◆ **Problem statement**: Take the records below from their first line to the line with "const ctx = document.querySelector('#chart').getContext('2d');", and restate those lines word for word.
>> BEGIN
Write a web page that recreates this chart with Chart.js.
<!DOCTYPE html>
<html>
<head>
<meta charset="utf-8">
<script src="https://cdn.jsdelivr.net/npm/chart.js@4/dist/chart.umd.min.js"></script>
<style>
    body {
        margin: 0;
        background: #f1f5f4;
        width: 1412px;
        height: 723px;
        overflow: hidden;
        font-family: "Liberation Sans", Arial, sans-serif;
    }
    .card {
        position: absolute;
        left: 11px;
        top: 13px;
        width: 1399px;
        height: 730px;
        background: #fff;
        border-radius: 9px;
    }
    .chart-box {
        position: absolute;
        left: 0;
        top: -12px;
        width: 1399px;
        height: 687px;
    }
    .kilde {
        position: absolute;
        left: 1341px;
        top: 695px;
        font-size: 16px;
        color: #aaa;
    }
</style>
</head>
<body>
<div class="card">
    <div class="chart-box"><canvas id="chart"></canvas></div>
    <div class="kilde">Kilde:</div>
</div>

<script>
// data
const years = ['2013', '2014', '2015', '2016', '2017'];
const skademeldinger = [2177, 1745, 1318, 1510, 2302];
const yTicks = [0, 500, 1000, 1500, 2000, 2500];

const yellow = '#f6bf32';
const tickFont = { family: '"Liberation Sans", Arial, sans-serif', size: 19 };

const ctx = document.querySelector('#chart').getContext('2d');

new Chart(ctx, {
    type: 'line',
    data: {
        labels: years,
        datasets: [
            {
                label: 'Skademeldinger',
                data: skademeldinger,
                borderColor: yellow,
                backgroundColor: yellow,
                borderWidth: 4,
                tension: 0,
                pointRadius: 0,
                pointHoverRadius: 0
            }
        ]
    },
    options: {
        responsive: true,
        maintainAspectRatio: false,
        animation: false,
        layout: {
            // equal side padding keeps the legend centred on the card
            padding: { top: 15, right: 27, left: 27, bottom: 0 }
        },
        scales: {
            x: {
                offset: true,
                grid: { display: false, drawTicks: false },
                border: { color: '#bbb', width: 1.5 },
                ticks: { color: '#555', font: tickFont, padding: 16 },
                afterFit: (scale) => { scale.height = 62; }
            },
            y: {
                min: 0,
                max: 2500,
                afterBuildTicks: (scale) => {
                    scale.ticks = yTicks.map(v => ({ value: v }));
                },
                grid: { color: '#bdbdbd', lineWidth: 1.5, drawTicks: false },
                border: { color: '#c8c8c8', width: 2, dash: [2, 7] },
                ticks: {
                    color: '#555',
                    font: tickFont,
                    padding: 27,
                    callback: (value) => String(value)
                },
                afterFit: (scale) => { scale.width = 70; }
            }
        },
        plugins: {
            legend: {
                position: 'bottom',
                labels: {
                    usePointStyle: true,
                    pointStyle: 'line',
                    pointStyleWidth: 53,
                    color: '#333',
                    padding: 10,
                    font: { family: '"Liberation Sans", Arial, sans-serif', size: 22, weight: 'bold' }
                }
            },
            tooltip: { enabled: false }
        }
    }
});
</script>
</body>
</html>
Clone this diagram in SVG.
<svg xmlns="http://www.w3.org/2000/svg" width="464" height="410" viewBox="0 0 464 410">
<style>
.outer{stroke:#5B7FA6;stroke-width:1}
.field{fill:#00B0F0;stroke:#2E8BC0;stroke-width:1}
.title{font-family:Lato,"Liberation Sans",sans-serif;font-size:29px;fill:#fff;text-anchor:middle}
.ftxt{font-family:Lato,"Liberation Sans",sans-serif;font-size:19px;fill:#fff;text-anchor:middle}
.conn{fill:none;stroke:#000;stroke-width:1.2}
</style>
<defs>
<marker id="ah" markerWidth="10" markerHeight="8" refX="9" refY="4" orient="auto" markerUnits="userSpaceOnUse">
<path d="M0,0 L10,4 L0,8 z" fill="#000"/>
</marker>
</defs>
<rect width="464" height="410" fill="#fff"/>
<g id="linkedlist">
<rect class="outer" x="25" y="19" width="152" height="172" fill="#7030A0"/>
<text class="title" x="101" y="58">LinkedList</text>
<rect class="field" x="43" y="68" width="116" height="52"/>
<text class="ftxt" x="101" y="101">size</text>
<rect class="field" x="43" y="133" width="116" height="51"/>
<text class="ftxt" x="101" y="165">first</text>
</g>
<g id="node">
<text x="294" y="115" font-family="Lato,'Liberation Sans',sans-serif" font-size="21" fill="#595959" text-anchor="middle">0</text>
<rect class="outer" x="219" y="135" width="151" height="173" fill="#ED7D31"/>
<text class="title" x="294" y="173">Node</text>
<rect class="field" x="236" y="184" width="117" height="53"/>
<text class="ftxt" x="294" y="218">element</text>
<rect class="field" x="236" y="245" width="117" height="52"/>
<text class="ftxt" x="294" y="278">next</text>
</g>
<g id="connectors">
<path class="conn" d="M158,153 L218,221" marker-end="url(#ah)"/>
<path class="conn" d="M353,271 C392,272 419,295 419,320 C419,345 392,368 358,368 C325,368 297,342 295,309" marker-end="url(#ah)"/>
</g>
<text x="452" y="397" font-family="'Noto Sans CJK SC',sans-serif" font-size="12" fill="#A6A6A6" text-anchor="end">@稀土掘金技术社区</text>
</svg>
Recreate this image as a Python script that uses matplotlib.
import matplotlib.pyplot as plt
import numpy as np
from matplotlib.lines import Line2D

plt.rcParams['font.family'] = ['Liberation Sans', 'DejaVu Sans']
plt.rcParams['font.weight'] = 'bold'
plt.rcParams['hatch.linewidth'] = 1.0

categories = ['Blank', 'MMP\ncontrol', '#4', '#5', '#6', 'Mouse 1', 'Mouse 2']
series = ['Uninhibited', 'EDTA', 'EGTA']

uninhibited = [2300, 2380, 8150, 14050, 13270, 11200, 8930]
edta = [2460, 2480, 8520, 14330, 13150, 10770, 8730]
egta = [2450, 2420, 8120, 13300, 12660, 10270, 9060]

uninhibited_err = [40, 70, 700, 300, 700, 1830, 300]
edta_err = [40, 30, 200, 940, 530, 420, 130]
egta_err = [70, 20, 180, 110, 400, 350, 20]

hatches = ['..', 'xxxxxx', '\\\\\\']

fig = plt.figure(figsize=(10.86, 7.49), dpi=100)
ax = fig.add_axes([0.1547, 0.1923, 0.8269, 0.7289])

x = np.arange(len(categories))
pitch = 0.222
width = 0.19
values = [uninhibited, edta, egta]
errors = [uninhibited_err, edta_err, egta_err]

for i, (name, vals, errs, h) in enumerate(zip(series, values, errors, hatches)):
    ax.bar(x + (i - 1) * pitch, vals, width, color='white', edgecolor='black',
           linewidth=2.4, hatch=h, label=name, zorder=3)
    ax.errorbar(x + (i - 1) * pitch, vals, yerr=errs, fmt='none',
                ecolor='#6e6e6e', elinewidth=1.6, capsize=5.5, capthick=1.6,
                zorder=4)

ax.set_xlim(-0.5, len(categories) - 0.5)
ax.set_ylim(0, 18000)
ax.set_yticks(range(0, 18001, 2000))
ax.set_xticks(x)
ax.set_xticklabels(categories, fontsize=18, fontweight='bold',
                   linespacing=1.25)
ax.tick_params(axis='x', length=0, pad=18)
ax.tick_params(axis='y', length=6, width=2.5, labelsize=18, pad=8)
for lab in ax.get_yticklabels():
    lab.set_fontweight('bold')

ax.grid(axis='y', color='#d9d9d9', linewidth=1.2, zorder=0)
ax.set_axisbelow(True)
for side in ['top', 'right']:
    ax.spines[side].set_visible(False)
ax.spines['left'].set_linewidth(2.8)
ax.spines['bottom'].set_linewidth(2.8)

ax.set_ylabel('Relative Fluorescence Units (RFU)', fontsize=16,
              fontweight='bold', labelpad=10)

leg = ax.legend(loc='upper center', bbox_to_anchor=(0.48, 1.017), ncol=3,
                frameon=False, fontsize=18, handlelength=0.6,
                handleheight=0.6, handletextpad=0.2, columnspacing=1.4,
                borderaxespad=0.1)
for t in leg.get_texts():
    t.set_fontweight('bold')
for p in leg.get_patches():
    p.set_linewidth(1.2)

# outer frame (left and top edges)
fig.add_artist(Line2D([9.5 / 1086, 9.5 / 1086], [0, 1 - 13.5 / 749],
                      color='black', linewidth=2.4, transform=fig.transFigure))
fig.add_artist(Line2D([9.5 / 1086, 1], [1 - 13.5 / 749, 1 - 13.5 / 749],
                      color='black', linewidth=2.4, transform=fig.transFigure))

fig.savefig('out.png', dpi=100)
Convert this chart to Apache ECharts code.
>> END
◆ **Response to this task**:
Write a web page that recreates this chart with Chart.js.
<!DOCTYPE html>
<html>
<head>
<meta charset="utf-8">
<script src="https://cdn.jsdelivr.net/npm/chart.js@4/dist/chart.umd.min.js"></script>
<style>
    body {
        margin: 0;
        background: #f1f5f4;
        width: 1412px;
        height: 723px;
        overflow: hidden;
        font-family: "Liberation Sans", Arial, sans-serif;
    }
    .card {
        position: absolute;
        left: 11px;
        top: 13px;
        width: 1399px;
        height: 730px;
        background: #fff;
        border-radius: 9px;
    }
    .chart-box {
        position: absolute;
        left: 0;
        top: -12px;
        width: 1399px;
        height: 687px;
    }
    .kilde {
        position: absolute;
        left: 1341px;
        top: 695px;
        font-size: 16px;
        color: #aaa;
    }
</style>
</head>
<body>
<div class="card">
    <div class="chart-box"><canvas id="chart"></canvas></div>
    <div class="kilde">Kilde:</div>
</div>

<script>
// data
const years = ['2013', '2014', '2015', '2016', '2017'];
const skademeldinger = [2177, 1745, 1318, 1510, 2302];
const yTicks = [0, 500, 1000, 1500, 2000, 2500];

const yellow = '#f6bf32';
const tickFont = { family: '"Liberation Sans", Arial, sans-serif', size: 19 };

const ctx = document.querySelector('#chart').getContext('2d');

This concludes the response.